Trading Contracts for Difference (CFD)

Trading Contracts for Difference (CFD): Advantages and Risks

CFD Trading

Contracts for Difference (CFDs) have become a popular financial instrument for traders around the world. They allow individuals to speculate on price movements of various assets without owning the underlying asset itself. In this article, we’ll dive into the advantages and risks associated with CFD trading, helping you make informed decisions if you choose to engage in this form of trading.

What Are CFDs?

A Contract for Difference (CFD) is a derivative trading instrument where you agree to exchange the difference in the value of an asset from the time the contract opens to when it closes. CFDs cover a wide range of underlying assets, including stocks, commodities, indices, forex, and cryptocurrencies.

Advantages of Trading CFDs

1. Leverage and Margin Trading

One of the most attractive features of CFDs is the ability to trade on leverage. This means you can open a larger position with a smaller amount of capital (margin). While this amplifies your potential profits, it’s important to understand that it also increases potential losses.

2. Access to Diverse Markets

CFDs offer access to a wide variety of markets from a single platform. Whether you’re interested in stocks, commodities, or forex, CFDs allow you to diversify your portfolio easily.

3. Ability to Go Long or Short

CFDs enable traders to profit from both rising and falling markets. You can take a long position if you expect prices to rise, or a short position if you anticipate a decline.

Risks of CFD Trading

1. High Risk Due to Leverage

While leverage can multiply gains, it can also magnify losses beyond your initial investment. It is crucial to use risk management tools such as stop-loss orders to protect your capital.

2. Market Volatility

CFDs are often traded on volatile markets which can experience rapid price changes. Sudden market moves can trigger significant losses if you are not careful.

3. Costs and Fees

Trading CFDs involves various fees including spreads, commissions, and overnight financing charges. These costs can add up, especially for frequent traders.

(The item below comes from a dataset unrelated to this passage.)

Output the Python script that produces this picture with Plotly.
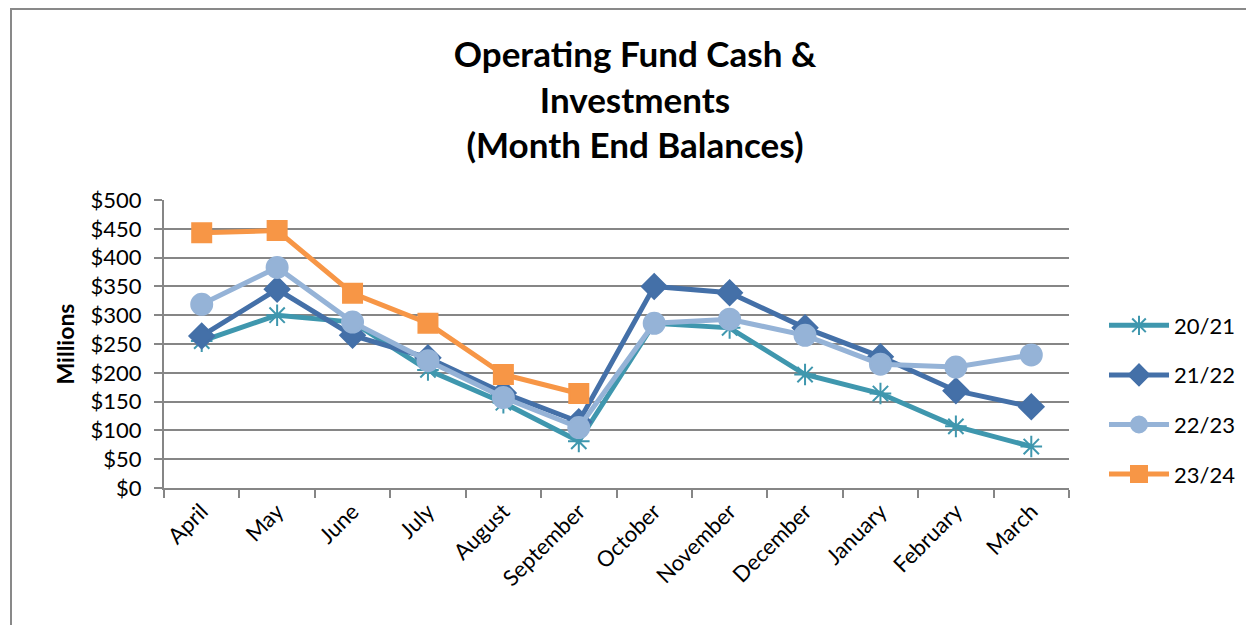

Best Practices for CFD Trading

  • Start with a demo account to practice without risking real money.
  • Use stop-loss and take-profit orders to manage risk.
  • Stay updated with market news and economic indicators.
  • Never risk more than you can afford to lose.
  • Diversify your trades to reduce risk exposure.

Conclusion

Trading Contracts for Difference (CFDs) offers exciting opportunities for investors to access global markets with leverage and flexibility. However, it comes with significant risks that require careful consideration and disciplined risk management. By understanding both the advantages and risks, traders can better navigate the complexities of CFD trading and increase their chances of success in the financial markets.